Denver Tax Attorney   Can You Sell Your Home If You Have a Federal Tax Lien?A tax lien, simply put, is the legal claim of the U.S. government against some or all of your assets due to your failure to pay a tax debt on time. A federal tax lien can be assessed for unpaid taxes of any type, including self-employment, income, estate, or gift taxes.

The general rule is that a federal tax lien attaches to all of your properties. In order to get the tax lien released, you must first be able to pay your past due tax liabilities. In most scenarios, the IRS will only file a federal tax lien if you owe at least $5,000 in back taxes.

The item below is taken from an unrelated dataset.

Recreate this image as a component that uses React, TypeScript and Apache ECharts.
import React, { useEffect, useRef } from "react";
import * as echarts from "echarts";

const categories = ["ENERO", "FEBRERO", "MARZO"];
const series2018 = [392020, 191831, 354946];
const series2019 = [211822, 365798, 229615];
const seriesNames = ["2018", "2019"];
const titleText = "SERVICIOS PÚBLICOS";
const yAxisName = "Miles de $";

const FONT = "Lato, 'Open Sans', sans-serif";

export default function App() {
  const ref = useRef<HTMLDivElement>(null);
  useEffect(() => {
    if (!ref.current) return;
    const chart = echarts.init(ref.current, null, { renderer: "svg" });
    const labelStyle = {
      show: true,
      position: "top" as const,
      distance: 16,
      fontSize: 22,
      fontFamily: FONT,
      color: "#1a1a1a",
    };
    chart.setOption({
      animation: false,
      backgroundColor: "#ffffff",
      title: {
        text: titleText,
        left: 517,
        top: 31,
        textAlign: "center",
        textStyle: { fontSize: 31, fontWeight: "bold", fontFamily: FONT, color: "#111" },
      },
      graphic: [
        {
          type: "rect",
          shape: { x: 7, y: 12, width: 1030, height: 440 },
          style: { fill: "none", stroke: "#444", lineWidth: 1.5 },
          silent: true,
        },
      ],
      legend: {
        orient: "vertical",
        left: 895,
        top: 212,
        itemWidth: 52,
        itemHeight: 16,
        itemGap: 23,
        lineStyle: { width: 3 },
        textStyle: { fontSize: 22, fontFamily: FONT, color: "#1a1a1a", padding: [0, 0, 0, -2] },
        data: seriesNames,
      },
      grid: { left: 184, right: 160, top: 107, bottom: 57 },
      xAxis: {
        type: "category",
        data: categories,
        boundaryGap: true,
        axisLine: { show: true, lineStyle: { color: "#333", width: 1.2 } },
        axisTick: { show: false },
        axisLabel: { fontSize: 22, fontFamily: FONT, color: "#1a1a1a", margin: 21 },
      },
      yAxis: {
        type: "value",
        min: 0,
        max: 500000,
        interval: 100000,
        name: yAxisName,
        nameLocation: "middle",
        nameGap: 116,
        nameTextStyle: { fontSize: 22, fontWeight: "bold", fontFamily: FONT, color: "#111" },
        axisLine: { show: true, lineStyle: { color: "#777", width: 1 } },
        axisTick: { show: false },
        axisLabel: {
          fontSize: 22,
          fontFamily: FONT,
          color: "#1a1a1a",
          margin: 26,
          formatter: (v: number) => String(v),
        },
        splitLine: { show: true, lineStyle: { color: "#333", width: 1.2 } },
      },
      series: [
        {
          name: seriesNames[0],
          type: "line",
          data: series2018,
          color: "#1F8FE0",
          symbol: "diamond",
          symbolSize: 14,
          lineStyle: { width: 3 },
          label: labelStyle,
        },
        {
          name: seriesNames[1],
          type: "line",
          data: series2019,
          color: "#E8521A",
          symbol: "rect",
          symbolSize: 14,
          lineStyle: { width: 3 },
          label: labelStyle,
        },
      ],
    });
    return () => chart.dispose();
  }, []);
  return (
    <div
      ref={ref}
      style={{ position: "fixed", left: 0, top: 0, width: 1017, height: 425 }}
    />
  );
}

If you have an IRS tax lien on your home, it does not necessarily mean that the government has taken over your property or that the IRS can force you to sell your home. What it does mean is that the IRS has a right to take any proceeds from the sale of your home to satisfy your unpaid taxes.

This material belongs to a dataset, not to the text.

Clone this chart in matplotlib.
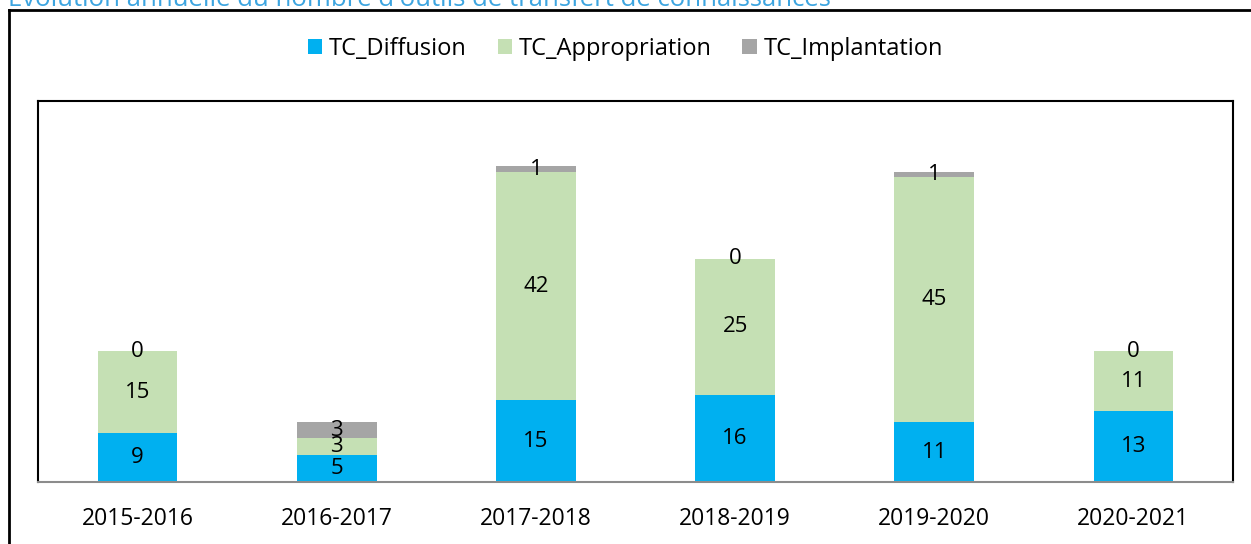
import numpy as np
import matplotlib
matplotlib.use('Agg')
from matplotlib import pyplot as plt
from matplotlib.lines import Line2D

years = ['2015-2016', '2016-2017', '2017-2018', '2018-2019', '2019-2020', '2020-2021']
diffusion = [9, 5, 15, 16, 11, 13]
appropriation = [15, 3, 42, 25, 45, 11]
implantation = [0, 3, 1, 0, 1, 0]

names = ['TC_Diffusion', 'TC_Appropriation', 'TC_Implantation']
colors = ['#00B0F0', '#C5E0B4', '#A5A5A5']
title = "Evolution annuelle du nombre d'outils de transfert de connaissances"

plt.rcParams['font.family'] = ['Open Sans', 'DejaVu Sans']

fig = plt.figure(figsize=(12.51, 5.44), dpi=100)
ax = fig.add_axes([38/1251, 1-482/544, (1233-38)/1251, (482-101)/544])

x = np.arange(len(years))
bottom = np.zeros(len(years))
for vals, name, col in zip([diffusion, appropriation, implantation], names, colors):
    bars = ax.bar(x, vals, 0.4, bottom=bottom, color=col, label=name)
    ax.bar_label(bars, labels=[str(v) for v in vals], label_type='center', fontsize=16)
    bottom += np.array(vals)

ax.set_xlim(-0.5, len(years) - 0.5)
ax.set_ylim(0, 70)
ax.set_yticks([])
ax.set_xticks(x)
ax.set_xticklabels(years, fontsize=16.5)
ax.tick_params(axis='x', length=0, pad=18)
for s in ['top', 'left', 'right']:
    ax.spines[s].set_color('black')
    ax.spines[s].set_linewidth(1.5)
ax.spines['bottom'].set_color('#8c8c8c')
ax.spines['bottom'].set_linewidth(1.5)

fig.legend(loc='center', bbox_to_anchor=(0.5, 1-49/544), ncol=3, frameon=False,
           fontsize=17, handlelength=0.6, handleheight=0.6, columnspacing=1.3, handletextpad=0.3)

# outer frame (cut off at the right and bottom)
fig.add_artist(Line2D([9/1251, 9/1251], [0, 1-10/544], color='black', lw=2, transform=fig.transFigure))
fig.add_artist(Line2D([9/1251, 1], [1-10/544, 1-10/544], color='black', lw=2, transform=fig.transFigure))

# title, partly cut off at the top as in the original
fig.text(8/1251, 1-6/544, title, color='#3DA5E0', fontsize=18.5, va='baseline', ha='left')

fig.savefig('out.png', dpi=100)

While having an IRS tax lien on your home is never a good thing, taxpayers at least still have several options to resolve their tax issues. If your property is sold, then your government debt will be paid and you can receive the remainder of the money. Of course, a federal tax lien on your home may make it more difficult to sell your home and refinance the mortgage. Your credit score will also likely take a substantial hit.

If your home has sufficient equity to satisfy your unpaid taxes, then you may discharge the tax lien by selling your home and using the sales proceeds at the time of closing to pay the IRS. Take note that you will need to provide the IRS with full documentation about the sale. For a home to be transferred from a seller to a buyer, it must be free of any liens so that the buyer can obtain a clear and warranted title on the home.

If, on the other hand, there is not enough equity in your home, then you may opt to request for a release of the lien. In some instances, the IRS might accept a partial payment to discharge the lien so that the sale can push through, or even look for any other assets that may be used to pay off your taxes.

Take note that asking and selling prices on your home are typically based on its current market value—and do not account for the presence of the tax lien. The amount of the lien is instead simply considered as part of your expenses when closing the sale. One hopes there is enough equity in your home to cover the entire amount of the lien.